RECENSIONI

La zingara guerriera, presentata in forma di concerto al Dal Verme di Milano, è un’opera da soffitta. Bisogna pensare di ritrovarla lassù, fra le casse, con l’affetto per il passato e la voglia di rievocarlo. Paolo Limiti, che è un eccellente professionista delle rievocazioni nel campo della canzone, predilige le nostalgie, e provandosi a scrivere un libretto, ha pensato di farlo con l’armamentario verdiano, mescolando amori, risorgimento e zingare, baci e spari. A volte un po’ di tenera ironia rivela il garbo del linguaggio, ma in genere i personaggi sono infilzati da troppa voglia letteraria e la storia barcolla: Esempio: «Dillo ancora, dillo ancora, quanto stupore tu metti all’amore», dice Aleardo.

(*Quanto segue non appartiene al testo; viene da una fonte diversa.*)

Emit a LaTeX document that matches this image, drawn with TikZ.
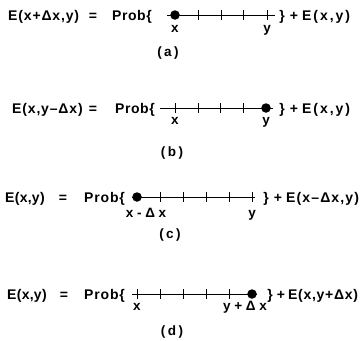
\documentclass[tikz,border=0pt]{standalone}
\usepackage{fontspec}
\setmainfont{Liberation Sans}[BoldFont={Liberation Sans Bold}]
\newcommand\lsp[2]{{\addfontfeatures{LetterSpace=#1}#2}}
\begin{document}
\begin{tikzpicture}[x=1pt,y=-1pt,
  txt/.style={inner sep=0pt,font=\fontsize{14}{15}\selectfont\bfseries,anchor=base west},
  optxt/.style={inner sep=0pt,font=\fontsize{14}{15}\selectfont\bfseries,anchor=base},
  labtxt/.style={inner sep=0pt,font=\fontsize{13.5}{14}\selectfont\bfseries,anchor=base},
  captxt/.style={inner sep=0pt,font=\fontsize{13.5}{14}\selectfont\bfseries},
  axisline/.style={line width=0.8pt},
  tickline/.style={line width=0.6pt},
  dotnode/.style={circle,fill=black,inner sep=0pt,minimum size=9.5pt}]
\useasboundingbox (0,0) rectangle (363,340);
% ---------- (a)
\node[txt] (a1) at (8,20) {\lsp{6}{E(x+Δx,y)}};
\node[optxt] (a2) at (93,20) {=};
\node[txt] (a3) at (112,20) {\lsp{4}{Prob\{}};
\coordinate (aL) at (167,15); \coordinate (aR) at (275,15);
\draw[axisline] (aL) -- (aR);
\foreach \t in {198,221,243,267} \draw[tickline] (\t,10) -- (\t,20);
\node[dotnode] (ad) at (175,15) {};
\node[labtxt] (ax) at (175,32) {x};
\node[labtxt] (ay) at (267,32) {y};
\node[optxt] (a4) at (282,20) {\}};
\node[optxt] (a5) at (294,20) {+};
\node[txt] (a6) at (302,20) {\lsp{14}{E(x,y)}};
\node[captxt] (ac) at (168,53) {\lsp{18}{(a)}};
% ---------- (b)
\node[txt] (b1) at (12,113) {\lsp{6}{E(x,y–Δx)}};
\node[optxt] (b2) at (93,113) {=};
\node[txt] (b3) at (115,113) {\lsp{4}{Prob\{}};
\coordinate (bL) at (160,108); \coordinate (bR) at (273,108);
\draw[axisline] (bL) -- (bR);
\foreach \t in {175,198,220,243} \draw[tickline] (\t,103) -- (\t,113);
\node[dotnode] (bd) at (266,108) {};
\node[labtxt] (bx) at (175,124) {x};
\node[labtxt] (by) at (266,124) {y};
\node[optxt] (b4) at (282,113) {\}};
\node[optxt] (b5) at (294,113) {+};
\node[txt] (b6) at (302,113) {\lsp{14}{E(x,y)}};
\node[captxt] (bc) at (172,153) {\lsp{18}{(b)}};
% ---------- (c)
\node[txt] (c1) at (5,202) {\lsp{2}{E(x,y)}};
\node[optxt] (c2) at (63,202) {=};
\node[txt] (c3) at (84,202) {\lsp{6}{Prob\{}};
\coordinate (cL) at (132,197); \coordinate (cR) at (255,197);
\draw[axisline] (cL) -- (cR);
\foreach \t in {160,183,206,229,252} \draw[tickline] (\t,192) -- (\t,202);
\node[dotnode] (cd) at (137,197) {};
\node[labtxt] (cx) at (146,217) {x - Δ x};
\node[labtxt] (cy) at (252,217) {y};
\node[optxt] (c4) at (266,202) {\}};
\node[optxt] (c5) at (278,202) {+};
\node[txt] (c6) at (286,202) {\lsp{8}{E(x–Δx,y)}};
\node[captxt] (cc) at (170,235) {\lsp{18}{(c)}};
% ---------- (d)
\node[txt] (d1) at (7,299) {\lsp{2}{E(x,y)}};
\node[optxt] (d2) at (64,299) {=};
\node[txt] (d3) at (84,299) {\lsp{6}{Prob\{}};
\coordinate (dL) at (132,294); \coordinate (dR) at (257,294);
\draw[axisline] (dL) -- (dR);
\foreach \t in {137,160,183,206,229} \draw[tickline] (\t,289) -- (\t,299);
\node[dotnode] (dd) at (252,294) {};
\node[labtxt] (dx) at (137,310) {x};
\node[labtxt] (dy) at (245,310) {y + Δ x};
\node[optxt] (d4) at (270,299) {\}};
\node[optxt] (d5) at (281,299) {+};
\node[txt] (d6) at (288,299) {\lsp{5}{E(x,y+Δx)}};
\node[captxt] (dc) at (172,332) {\lsp{18}{(d)}};
\end{tikzpicture}
\end{document}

Ed Estella: «Ciò che tramuta in sangue la stillante brina estende sopra ignoti tumuli le foglie».

Non la sostiene comunque il musicista Luigi Nicolini, che vi zigzaga con moduli in similpucciniano. Abbozzata da Daniela Dessì con Armiliato ed altri e agitata dal direttore Steven Mercurio, ed offerta ad un pubblico di invitati è stata accolta affettuosamente.